Wenden: A Fortress at the Edge of Christendom (1206-1230)
- byrneside
- Aug 8
- 3 min read

In the early years of the 13th century, as the Crusader presence in Livonia began to tighten its grip, a new fortress rose amid the forests and rivers of the Gauja (Aa) Valley. This was Wenden – modern-day Cēsis – where the Livonian Brothers of the Sword began to fortify in stone the site of the Wendish hillfort at Nut Hill (Nussberg). The year was 1206, and the land was still fiercely contested - held not just by swords and siegeworks, but by fragile alliances with the newly converted Livs and Letts, pagan resistance, and the harsh demands of faith and conquest.

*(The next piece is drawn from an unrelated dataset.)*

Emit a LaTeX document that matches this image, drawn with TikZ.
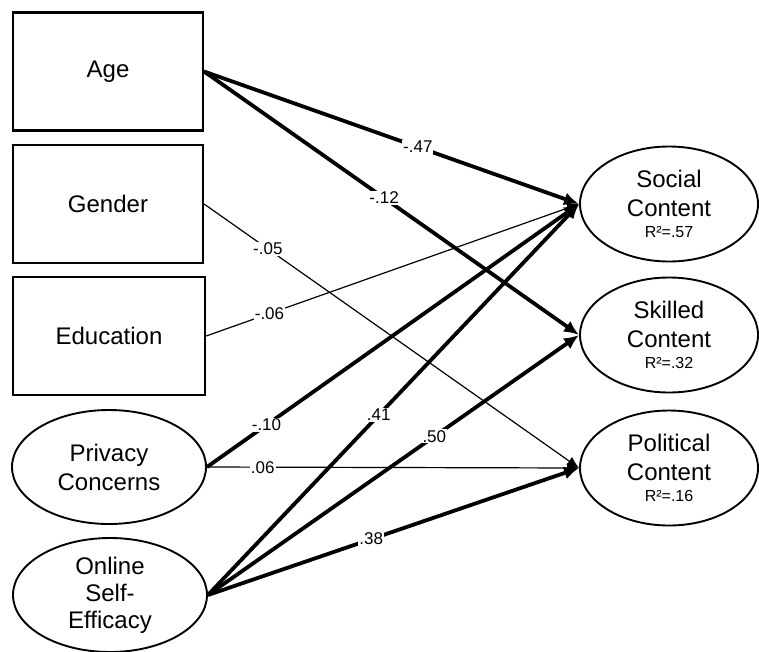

Wenden was not yet the imposing stone ruin known today. At this point, the castle was still emerging from the ground – rudimentary stone walls enclosing a wooden core, built as much for symbolic dominance as for immediate defence. The Swordbrothers, newly established and still proving their worth to the mission stated by Bishop Albert of Riga and the Holy Roman Empire, made Wenden one of their earliest and most important strongholds in Livonia. It stood close to the front lines of conquest, ideally placed to guard the route inland from Riga and to act as a staging point for campaigns deeper into the pagan lands of Estonia.
For the men who lived there – knights, sergeants, lay brothers, and squires, Wenden would have felt both remote and vital. The fortress was a cold, disciplined place, built to reflect the ideals of monastic knighthood. It was likely austere, functional, and heavily fortified for the time, with thick timber defences supplemented by early stone structures. Its chapel would have been among the first completed buildings – simple, Romanesque, and echoing with prayers spoken in Latin amidst the howling northern winds.
From within these walls, the Brothers launched raids and missions to secure nearby territory, punish rebellious tribes, and convert, or destroy, those who resisted baptism. The castle’s garrison lived under the strict rule of the Order, waking to prayers before dawn, training for battle daily, and enforcing the rigid discipline that came with their dual vocation: warrior and monk. There was little comfort. Food was plain, supplies were irregular, and the fear of ambush was constant. The surrounding forests were not yet pacified. Even the act of collecting firewood could become a deadly chore.
But Wenden was more than just a military base. It was a symbol. To the native Livs and Letts, it marked the beginning of a new and violent order – a foreign world of stone walls, iron crosses, and foreign tongues. To the Swordbrothers, it was a foothold in the wilderness, a place where Latin Christendom could take root in a pagan world. And to the crusaders stationed there – it would have loomed as both sanctuary and prison: a place where fate and faith were forged in equal measure.
As the years passed, Wenden's fortifications grew stronger, its garrison more experienced, and its role more central to the conquest of Livonia. But in the years between 1206 and 1230, it remained a frontier bastion – unfinished, unpredictable, and filled with the tension of a land caught between two worlds. It was here, amid cold stone and darker ambitions, that the Swordbrothers planned their expansion northwards and carried out the harsh work of Christendom’s advance – one brutal campaign at a time.